GP's paySome GPs 'paid GBP 250,000'

18 April 2006

A stethoscope held by a doctor

The government has defended the money paid to GPs after it was reported that some are making up to GBP 250,000 a year.

The BBC says it has been told that GP wages have risen by up to 25 per cent since new contracts were introduced in 2004.

It claims that figures from the Association of Independent Specialist Medical Accountants suggest the average earnings of a GP now exceed GBP 100,000.

King's Fund says patients astonished

But one accountancy firm in the north-east of England said it knew of nearly ten GPs who earned between GBP 200,000 and GBP 250,000 a year.

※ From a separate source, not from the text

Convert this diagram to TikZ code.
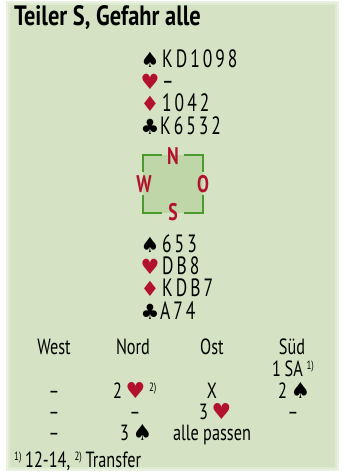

The head of health charity the King's Fund, Niall Dickson, told the BBC Radio 4 Today programme: 'For the average person going to their GP, the very idea that their doctor might be earning between GBP 200,000 and GBP 250,000 would be really astonishing.

'And by international standards that would put them way up at the top of the league even among developed countries.'

But Dr Hamish Meldrum, Chairman of the British Medical Association's General Practitioners' Committee, said 'good rewards' were needed to recruit doctors. He added that average earnings were 'a bit below' GBP 100,000 and that those at the top end were probably running a complex and high-powered business.

Health Secretary defends pay

Health Secretary Patricia Hewitt said she would be 'astonished' if any GPs were earning as much as GBP 250,000 from the NHS.

But she told the BBC: 'I am proud of the fact that we are paying GPs far more than ever before and we are doing it because we agreed with them a performance-related contract which means that far more of their income is now based on quality of care that they are giving their patients.'

Ms Hewitt said that under a new scheme being launched this month, GPs' pay will be linked to patient satisfaction in a bid to cut down on the number of people unable to get the appointments they need.

She said:'This is a first and that will see a significant improvement in the service that patients are getting.'

The minister admitted that the NHS had overspent about GBP 300 million on GPs but added that the contracts had been tightened, and practices would have to do more to maintain their earnings.